In this study, we examined the prevalence and correlates of current synthetic cannabinoid (SC) use among high school seniors in the United States.
Monitoring the Future, an annual nationally representative survey of high school seniors, began querying current (30-day) SC use in 2014. Data were examined from the 2 most recent cohorts (2014-2015; N = 7805). Prevalence of self-reported use was examined and differences in demographics and recency and frequency of other drug use was compared between current marijuana-only users and current SC (plus marijuana) users using χ2 and generalized linear model using Poisson.

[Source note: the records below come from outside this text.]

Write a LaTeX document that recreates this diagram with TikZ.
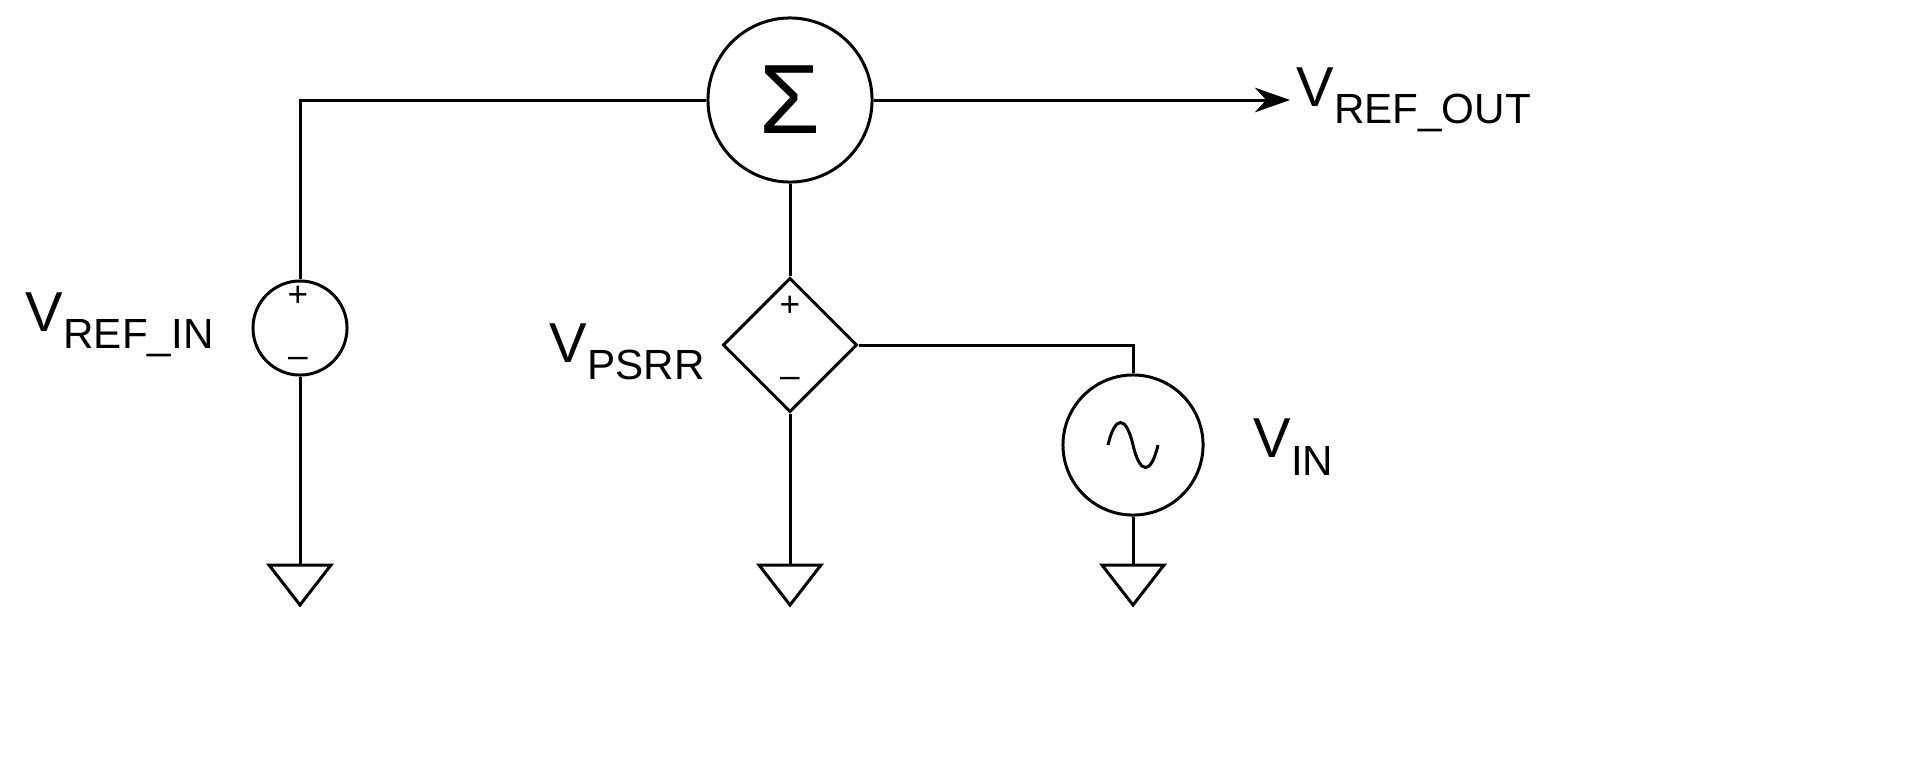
\documentclass[tikz,border=0pt]{standalone}
\usepackage{fontspec}
\setmainfont{Liberation Sans}
\usetikzlibrary{arrows.meta,shapes.geometric}
\newcommand{\lbl}[1]{V{\fontsize{12}{12}\selectfont\raisebox{-5pt}{#1}}}
\begin{document}
\begin{tikzpicture}[x=0.01cm,y=-0.01cm,line width=0.85pt,
  src/.style={circle,draw,inner sep=0pt},
  txt/.style={font=\fontsize{16}{16}\selectfont,inner sep=0pt},
  sgn/.style={font=\fontsize{10}{10}\selectfont,inner sep=0pt}]
\useasboundingbox (0,0) rectangle (1925,775);
\node[src,minimum size=1.64cm] (sum) at (790,100) {\fontsize{28}{28}\selectfont Σ};
\node[src,minimum size=0.94cm] (vref) at (300,328) {};
\node[sgn] at (298,296) {+};
\node[sgn] at (298,362) {–};
\node[diamond,draw,inner sep=0pt,minimum width=1.34cm,minimum height=1.34cm] (dia) at (790,345) {};
\node[sgn] at (790,306) {+};
\node[sgn] at (790,382) {–};
\node[src,minimum size=1.4cm] (vin) at (1133,445) {};
\draw (1108,445) .. controls (1115,415) and (1126,415) .. (1133,445) .. controls (1140,475) and (1151,475) .. (1158,445);
\foreach \x/\n in {300/g1,790/g2,1133/g3}{
  \coordinate (\n) at (\x,565);
  \draw (\x-31,565) -- (\x+31,565) -- (\x,605) -- cycle;}
\coordinate (tl) at (300,100);
\coordinate (out) at (1290,100);
\coordinate (cr) at (1133,345);
\draw (vref.north) -- (tl) -- (sum.west);
\draw (vref.south) -- (g1);
\draw[-{Stealth[length=10pt,width=7pt]}] (sum.east) -- (out);
\draw (sum.south) -- (dia.north);
\draw (dia.south) -- (g2);
\draw (dia.east) -- (cr) -- (vin.north);
\draw (vin.south) -- (g3);
\node[txt,anchor=west] at (1295,100) {\lbl{REF\_OUT}};
\node[txt,anchor=east] at (215,325) {\lbl{REF\_IN}};
\node[txt,anchor=east] at (706,352) {\lbl{PSRR}};
\node[txt,anchor=west] at (1252,447) {\lbl{IN}};
\end{tikzpicture}
\end{document}
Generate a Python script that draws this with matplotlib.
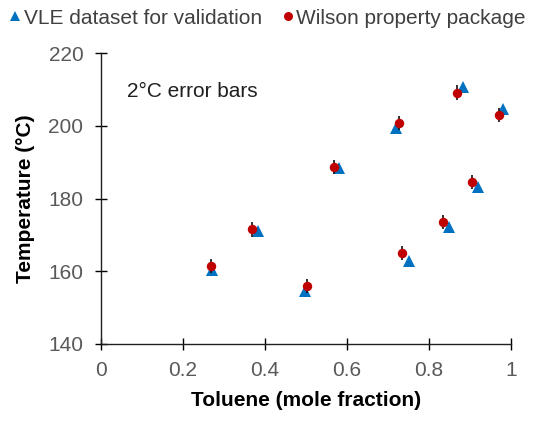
import matplotlib
matplotlib.use("Agg")
import matplotlib.pyplot as plt
from matplotlib.lines import Line2D

plt.rcParams['font.family'] = ['Liberation Sans', 'DejaVu Sans']

# VLE dataset for validation (triangles)
vle_x = [0.271, 0.383, 0.498, 0.580, 0.720, 0.751, 0.849, 0.883, 0.920, 0.980]
vle_T = [160.3, 171.2, 154.5, 188.4, 199.4, 162.8, 172.2, 210.7, 183.3, 204.6]

# Wilson property package (circles)
wil_x = [0.268, 0.368, 0.502, 0.568, 0.727, 0.734, 0.834, 0.868, 0.905, 0.971]
wil_T = [161.5, 171.5, 155.9, 188.7, 200.8, 165.0, 173.5, 209.1, 184.5, 203.0]
err = 2.0

xticks = [0, 0.2, 0.4, 0.6, 0.8, 1]
xticklabels = ['0', '0.2', '0.4', '0.6', '0.8', '1']
yticks = [140, 160, 180, 200, 220]

blue = '#0070C0'
red = '#C00000'

fig = plt.figure(figsize=(5.36, 4.21), dpi=100)
ax = fig.add_axes([0.188, 0.183, 0.765, 0.691])

ax.plot(vle_x, vle_T, linestyle='none', marker='^', markersize=9,
        color=blue, markeredgewidth=0, zorder=2)
ax.errorbar(wil_x, wil_T, yerr=err, fmt='o', markersize=6.8, color=red,
            markeredgewidth=0, ecolor='#111111', elinewidth=1.2, capsize=4.2,
            capthick=1.5, zorder=3)

ax.set_xlim(0, 1)
ax.set_ylim(140, 220)
ax.set_xticks(xticks)
ax.set_xticklabels(xticklabels)
ax.set_yticks(yticks)
ax.tick_params(direction='inout', length=9, width=1, labelsize=15,
               labelcolor='#595959', pad=8)
for s in ['top', 'right']:
    ax.spines[s].set_visible(False)
for s in ['left', 'bottom']:
    ax.spines[s].set_linewidth(1.0)
    ax.spines[s].set_color('#202020')

ax.set_xlabel('Toluene (mole fraction)', fontsize=15, fontweight='bold',
              labelpad=8, color='#000000')
ax.set_ylabel('Temperature (°C)', fontsize=15, fontweight='bold',
              labelpad=10, color='#000000')

ax.text(0.063, 209.3, '2°C error bars', fontsize=15, color='#202020',
        va='center', ha='left')

handles = [
    Line2D([], [], linestyle='none', marker='^', markersize=6.5,
           color=blue, markeredgewidth=0),
    Line2D([], [], linestyle='none', marker='o', markersize=6.5,
           color=red, markeredgewidth=0),
]
fig.legend(handles, ['VLE dataset for validation', 'Wilson property package'],
           loc='center', bbox_to_anchor=(0.5, 0.957), ncol=2, frameon=False,
           fontsize=15, handlelength=0.5, handletextpad=0.15,
           columnspacing=1.0, labelcolor='#404040')

fig.savefig('out.png', dpi=100)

We found that 2.9% of students reported current SC use; 1.4% of students (49.7% of users) reported using SCs on ≥3 days in the past month. SC users were more likely to report more recent (and often more frequent) use of lysergic acid diethylamide, cocaine, heroin, and/or nonmedical use of opioids compared with marijuana-only users. Compared with current marijuana-only users, SC users were more likely to report lower parent education (P < .05) and current use of a higher number of illegal drugs other than marijuana (Ps < .001). Students using SCs ≥10 times in the past month were more likely to be boys, frequent marijuana users (Ps < .01), African American, and users of multiple other illegal drugs (Ps < .001).
SC use is typically part of a repertoire of polydrug use, and polydrug use is less prevalent among marijuana-only users. Current SC users are at risk for poisoning from use of the newest generation of SCs and from concurrent drug use.